Government officials in Yemen are struggling to persuade former president Ali Abdullah Saleh to leave the country until after Yemen’s political transition is completed, Arab dailies report in their leads.
The Saudi-owned A-Sharq Al-Awsat reports that “Saleh will not risk going to Italy, where he already received a visa, due to the ease of prosecution there and his fear of assassination by the mafia.”
The embattled former Yemeni president, who stepped down in February after 32 years in office and who survived a devastating assassination attempt by an RPG in June 2011, has stubbornly insisted on remaining chairman of his General People’s Congress party. In response, the main Yemeni opposition parties have vowed not to participate in any sort of national political dialogue until he reverses his decision, threatening to plunge Yemen into an intractable civil war.
A source close to Saleh told the paper that he has received offers of sponsorship by various states in the Persian Gulf and is merely biding his time until all of his conditions for exile are met.
One Yemeni group that will be very sad to see Saleh leave Yemen’s political process is the country’s Jewish community. In an article called “Yemeni Jews not included in the [Arab] ‘spring,'” the London-based daily Al-Hayat reports that the Jewish community of Sanaa, which numbers about 50 people, appreciated the years of protection Saleh’s government provided them in the face of Islamic extremists and are extremely worried about what will follow his departure.
“We love him,” Yahya Moussa, the leader of Sanaa’s Jews, said as he expressed gratitude for the aid Saleh provided the community when Shiite militias attempted to rob Jews of their money and destroy their property. When asked if he and the rest of the community intended to move to Israel due to the uncertainty of their situation, Moussa scoffed.
“We are opposed to the Zionist state of Israel and their traditions,” he said. “There your son and your wife and your daughter are not yours. I refuse to live in a secular Zionist state as long as women have freedom and independence and the girl’s father is not consulted if the girl decides to marry.”
Morsi scrambles to defuse Egypt-UAE diplomatic crisis
Already facing a number of seemingly insurmountable political battles at home, Egyptian President Mohammed Morsi is scrambling to divert a major break in relations with the United Arab Emirates after the oil-rich nation arrested 11 Egyptian citizens with ties to the Muslim Brotherhood for plotting to overthrow its government, Arab newspapers report.

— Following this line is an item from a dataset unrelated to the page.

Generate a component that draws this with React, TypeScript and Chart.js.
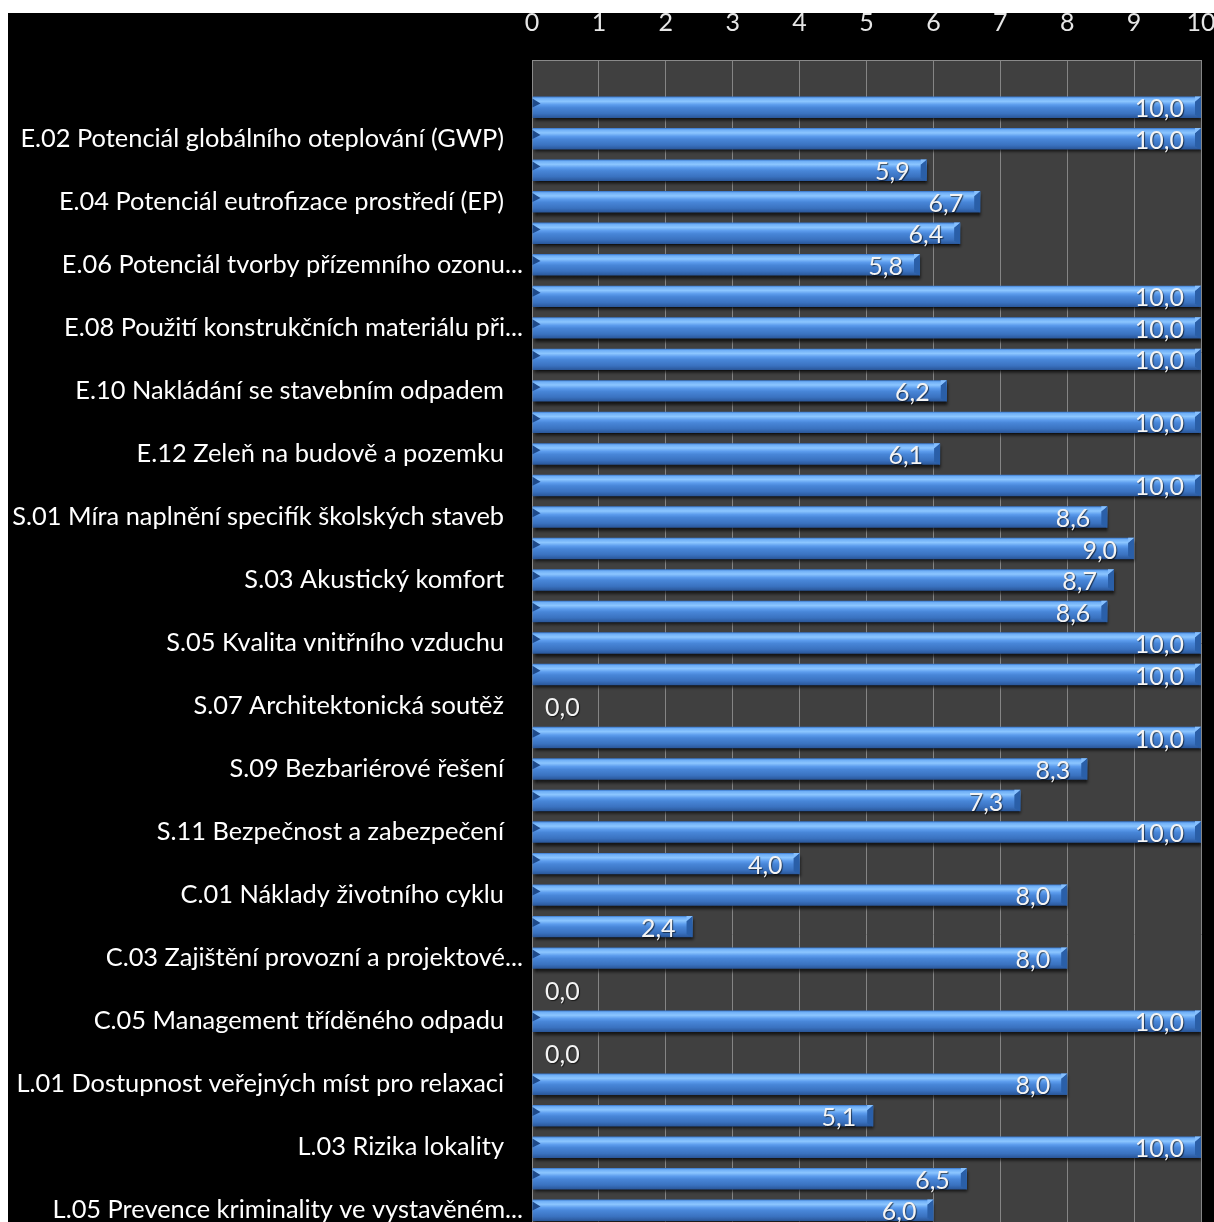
import React, { useEffect, useRef } from "react";
import { Chart, registerables } from "chart.js";
Chart.register(...registerables);

const categories: string[] = [
  "",
  "E.01",
  "E.02 Potenciál globálního oteplování (GWP)",
  "E.03",
  "E.04 Potenciál eutrofizace prostředí (EP)",
  "E.05",
  "E.06 Potenciál tvorby přízemního ozonu...",
  "E.07",
  "E.08 Použití konstrukčních materiálu při...",
  "E.09",
  "E.10 Nakládání se stavebním odpadem",
  "E.11",
  "E.12 Zeleň na budově a pozemku",
  "E.13",
  "S.01 Míra naplnění specifík školských staveb",
  "S.02",
  "S.03 Akustický komfort",
  "S.04",
  "S.05 Kvalita vnitřního vzduchu",
  "S.06",
  "S.07 Architektonická soutěž",
  "S.08",
  "S.09 Bezbariérové řešení",
  "S.10",
  "S.11 Bezpečnost a zabezpečení",
  "S.12",
  "C.01 Náklady životního cyklu",
  "C.02",
  "C.03 Zajištění provozní a projektové...",
  "C.04",
  "C.05 Management tříděného odpadu",
  "C.06",
  "L.01 Dostupnost veřejných míst pro relaxaci",
  "L.02",
  "L.03 Rizika lokality",
  "L.04",
  "L.05 Prevence kriminality ve vystavěném...",
];

const scores: (number | null)[] = [
  null,
  10.0, 10.0, 5.9, 6.7, 6.4, 5.8, 10.0, 10.0, 10.0, 6.2, 10.0, 6.1, 10.0,
  8.6, 9.0, 8.7, 8.6, 10.0, 10.0, 0.0, 10.0, 8.3, 7.3, 10.0, 4.0,
  8.0, 2.4, 8.0, 0.0, 10.0, 0.0,
  8.0, 5.1, 10.0, 6.5, 6.0,
];

const axisMin = 0;
const axisMax = 10;
const axisStep = 1;

const FONT = "Lato, 'Open Sans', sans-serif";

const fmt = (v: number) => v.toFixed(1).replace(".", ",");

export default function App() {
  const ref = useRef<HTMLCanvasElement | null>(null);

  useEffect(() => {
    const canvas = ref.current;
    if (!canvas) return;

    const decorPlugin = {
      id: "decor",
      beforeDraw(chart: any) {
        const { ctx, chartArea } = chart;
        ctx.save();
        ctx.fillStyle = "#000000";
        ctx.fillRect(0, 0, chart.width, chart.height);
        ctx.fillStyle = "#404040";
        ctx.fillRect(chartArea.left, chartArea.top, chartArea.right - chartArea.left, chartArea.bottom - chartArea.top);
        ctx.restore();
      },
      beforeDatasetsDraw(chart: any) {
        const ctx = chart.ctx;
        ctx.save();
        ctx.shadowColor = "rgba(0,0,0,0.7)";
        ctx.shadowOffsetX = 1;
        ctx.shadowOffsetY = 3;
        ctx.shadowBlur = 3;
      },
      afterDatasetsDraw(chart: any) {
        const ctx = chart.ctx;
        ctx.restore();
        const meta = chart.getDatasetMeta(0);
        const yScale = chart.scales.y;
        const area = chart.chartArea;
        meta.data.forEach((el: any, i: number) => {
          const v = scores[i];
          if (v === null || v === undefined || v <= 0) return;
          const h = el.height;
          const top = el.y - h / 2;
          const bot = el.y + h / 2;
          const x = el.x;
          const b = el.base;
          ctx.save();
          ctx.fillStyle = "#2a5fa8";
          ctx.beginPath();
          ctx.moveTo(x - 6, top + 5);
          ctx.lineTo(x, top);
          ctx.lineTo(x, bot);
          ctx.lineTo(x - 6, bot - 3);
          ctx.closePath();
          ctx.fill();
          ctx.fillStyle = "#86c0ff";
          ctx.beginPath();
          ctx.moveTo(x - 6, top + 5);
          ctx.lineTo(x - 6, top);
          ctx.lineTo(x, top);
          ctx.closePath();
          ctx.fill();
          ctx.fillStyle = "#1f4a8a";
          ctx.beginPath();
          ctx.moveTo(b, top + 2);
          ctx.lineTo(b + 8, top + 7);
          ctx.lineTo(b, top + 11);
          ctx.closePath();
          ctx.fill();
          ctx.restore();
        });
        ctx.save();
        ctx.font = `25px ${FONT}`;
        ctx.textBaseline = "middle";
        ctx.fillStyle = "#f4f4f4";
        ctx.shadowColor = "rgba(0,0,0,0.6)";
        ctx.shadowOffsetX = 1;
        ctx.shadowOffsetY = 1;
        ctx.shadowBlur = 1;
        meta.data.forEach((el: any, i: number) => {
          const v = scores[i];
          if (v === null || v === undefined) return;
          const y = el.y + 2;
          if (v <= 0) {
            ctx.textAlign = "left";
            ctx.fillText(fmt(v), area.left + 13, y);
          } else {
            ctx.textAlign = "right";
            ctx.fillText(fmt(v), el.x - 17, y);
          }
        });
        ctx.restore();
        ctx.save();
        ctx.font = `25.4px ${FONT}`;
        ctx.fillStyle = "#ffffff";
        ctx.textAlign = "right";
        ctx.textBaseline = "middle";
        categories.forEach((c, i) => {
          if (i % 2 !== 0 || !c) return;
          const y = yScale.getPixelForValue(i);
          const x = c.endsWith("...") ? area.left - 9 : area.left - 28;
          ctx.fillText(c, x, y);
        });
        ctx.restore();
      },
    };

    const chart = new Chart(canvas, {
      type: "bar",
      data: {
        labels: categories,
        datasets: [
          {
            data: scores as any,
            backgroundColor: (c: any) => {
              const ch = c.chart;
              const ys = ch.scales && ch.scales.y;
              if (!ys || c.dataIndex === undefined) return "#4a88d6";
              const yc = ys.getPixelForValue(c.dataIndex);
              const step = Math.abs(ys.getPixelForValue(1) - ys.getPixelForValue(0));
              if (!isFinite(yc) || !isFinite(step) || step <= 0) return "#4a88d6";
              const h = step * 0.67;
              const g = ch.ctx.createLinearGradient(0, yc - h / 2, 0, yc + h / 2);
              g.addColorStop(0, "#3a78cc");
              g.addColorStop(0.07, "#6eaef6");
              g.addColorStop(0.22, "#8cc6ff");
              g.addColorStop(0.38, "#5c9ced");
              g.addColorStop(0.52, "#4886d8");
              g.addColorStop(0.8, "#3a72c0");
              g.addColorStop(1, "#2a579a");
              return g;
            },
            borderWidth: 0,
            barPercentage: 0.68,
            categoryPercentage: 1,
          },
        ],
      },
      options: {
        indexAxis: "y",
        responsive: false,
        animation: false,
        devicePixelRatio: 1,
        layout: { padding: { left: 0, right: 13, top: 0, bottom: 0 } },
        plugins: {
          legend: { display: false },
          tooltip: { enabled: false },
        },
        scales: {
          x: {
            position: "top",
            min: axisMin,
            max: axisMax,
            ticks: {
              stepSize: axisStep,
              color: "#e6e6e6",
              font: { family: FONT, size: 25 },
              padding: 22,
              maxRotation: 0,
            },
            grid: { color: "#858585", lineWidth: 1, drawTicks: false },
            border: { display: true, color: "#8a8a8a", width: 1 },
            afterFit: (s: any) => {
              s.height = 47;
              s.paddingLeft = 0;
              s.paddingRight = 0;
            },
          },
          y: {
            type: "category",
            ticks: { display: false },
            grid: { display: false },
            border: { display: true, color: "#8a8a8a", width: 1 },
            afterFit: (s: any) => {
              s.width = 524;
              s.paddingTop = 0;
              s.paddingBottom = 0;
            },
          },
        },
      } as any,
      plugins: [decorPlugin],
    });

    return () => chart.destroy();
  }, []);

  return (
    <div
      style={{
        position: "absolute",
        left: 8,
        top: 13,
        width: 1206,
        height: 1209,
        overflow: "hidden",
        background: "#000",
      }}
    >
      <canvas ref={ref} width={1206} height={1213} style={{ display: "block" }} />
    </div>
  );
}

According to the Cairo-based Al-Masry Al-Youm, Morsi has sent Essam Al-Haddad, a top foreign affairs adviser, and Brigadier General Mohamed Raafat Shehata, the head of Egyptian intelligence, to Abu Dhabi for emergency meetings with UAE Deputy Prime Minister Sheikh Mohammed bin Rashid and Foreign Affairs Minister Sheikh Abdullah bin Zayed to reiterate the official Egyptian government’s position that it is not interested in any political changes outside of Egypt itself.
The paper quotes a report by WAM, an Emirati news agency, that the 11 arrested Egyptians were “heavily involved in the organization and collection of information about the secrets of UAE defense.” The report continues that the Egyptian prisoners came “from the leadership of the Egyptian Muslim Brotherhood” and were “holding secret meetings in various parts of the country and recruiting members of the Egyptian community in the UAE to join the ranks of the organization.”
However, the detainees have not been formally charged with any crime as of yet and Morsi is coming under a great deal of public pressure in Egypt to secure their release due to lack of evidence.
In a press release written by Abdel Moneim Abdel-Maksoud, the lawyer affiliated with the Muslim Brotherhood representing the Egyptian detainees in the UAE, and quoted by the London-based Al-Quds Al-Arabi, the prisoners “appeal to President Morsi… to stand by them in their request for an unconditional release…. This is not about issues with the Muslim Brotherhood. This is about how Egyptian people have had their rights violated. Everyone must now come together to help them get home as long as they have not been formally charged and have not subjected to any official investigation.”